On Wednesday, the Federal Reserve made its first interest rate cut since the early stages of the Covid-19 pandemic, lowering its key interest rate by half a percentage point. This move is intended to counteract a potential slowdown in the labor market as inflation and job growth both soften.


The Federal Open Market Committee (FOMC) reduced the overnight borrowing rate by 50 basis points, meeting market expectations which had shifted from predictions of a smaller cut. The last time the Fed made a half-point cut, aside from emergency Covid measures, was during the 2008 global financial crisis.


As a result, the federal funds rate now stands between 4.75% and 5%. This rate, which influences short-term borrowing costs for banks, impacts a wide range of consumer loans, such as mortgages, auto loans, and credit cards.


In addition to the rate cut, the Fed’s projections, outlined in its "dot plot," suggest an additional 50 basis points in rate reductions by the end of the year, in line with market forecasts. Looking ahead, the Fed anticipates lowering rates by a full percentage point by the end of 2025, with another half-point reduction expected in 2026. Altogether, the dot plot forecasts a total decrease of around 2 percentage points beyond Wednesday's move.


"The Committee has gained greater confidence that inflation is moving sustainably toward 2 percent and judges that the risks to achieving its employment and inflation goals are roughly in balance," the FOMC said in its post-meeting statement.


The decision to reduce rates came after the committee assessed progress on inflation and broader economic risks. The vote passed with an 11-1 majority, with Governor Michelle Bowman dissenting in favor of a smaller quarter-point cut.


In its economic assessment, the Fed noted that "job gains have slowed, and the unemployment rate has moved up but remains low." The committee now expects the unemployment rate to rise to 4.4% by the end of the year, up from the previous 4% projection in June.

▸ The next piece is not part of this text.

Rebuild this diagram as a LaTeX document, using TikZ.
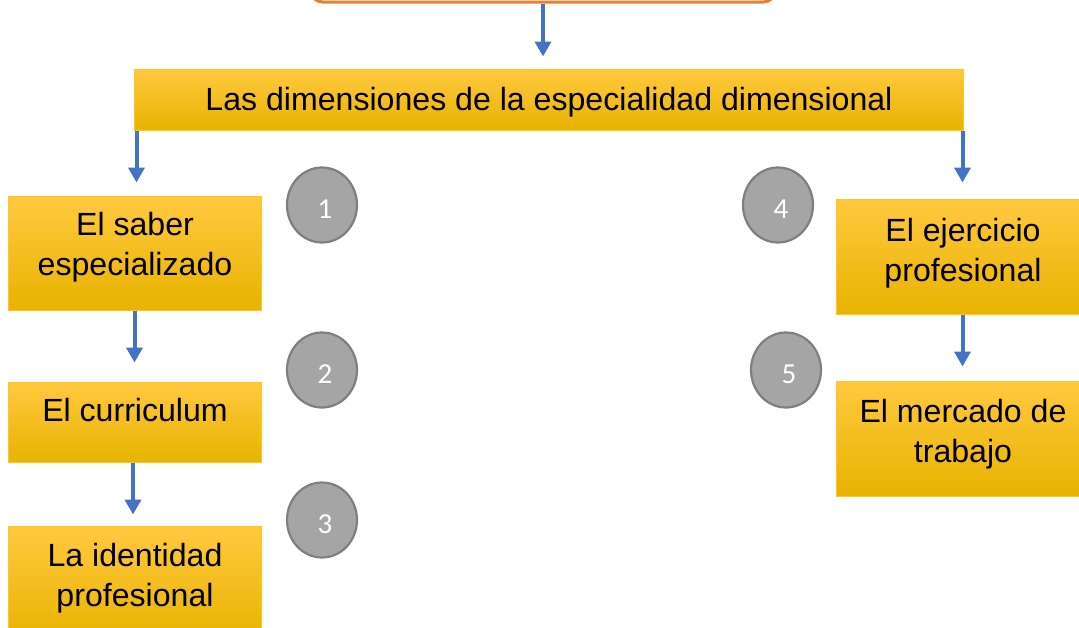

Inflation expectations have also been adjusted, with the Fed lowering its overall inflation outlook to 2.3% and its core inflation projection to 2.6%, down slightly from June estimates.


Despite solid economic indicators like a steady rise in gross domestic product (GDP), the Fed remains concerned about inflation, which is currently running at 2.5%, still above its 2% target. However, the labor market is a growing concern for Fed Chair Jerome Powell and other policymakers, as hiring has slowed, even though layoffs remain minimal.


At a press conference in July, Powell had downplayed the possibility of a 50-basis-point cut, but shifting economic conditions led to the more aggressive stance. This move also sets the stage for future discussions on how far the Fed should go with additional cuts.


Investors’ expectations fluctuated in the days leading up to the meeting, with the likelihood of a half-point cut rising to 63% shortly before the announcement, according to the CME Group’s FedWatch tool.


The last rate reduction came in March 2020, as part of an emergency response to the economic fallout from the pandemic. The Fed began hiking rates again in March 2022 to combat soaring inflation, which had reached its highest levels in over 40 years. Over the course of its hiking campaign, the Fed implemented four consecutive 75-basis-point increases.


Although the current jobless rate has risen to 4.2%, it is still considered near full employment.

Wednesday’s decision could have a ripple effect globally, as other central banks, such as those in England, Europe, and Canada, may follow the Fed’s lead. Some have already begun cutting rates in response to global inflation, which was exacerbated by pandemic-related disruptions in supply chains and unprecedented monetary and fiscal stimulus.


While the Fed has approved the rate cut, it has continued with its "quantitative tightening" policy, gradually reducing its bond holdings. The Fed's balance sheet has decreased to $7.2 trillion, a $1.7 trillion reduction from its peak, as it allows up to $50 billion in maturing Treasurys and mortgage-backed securities to roll off each month.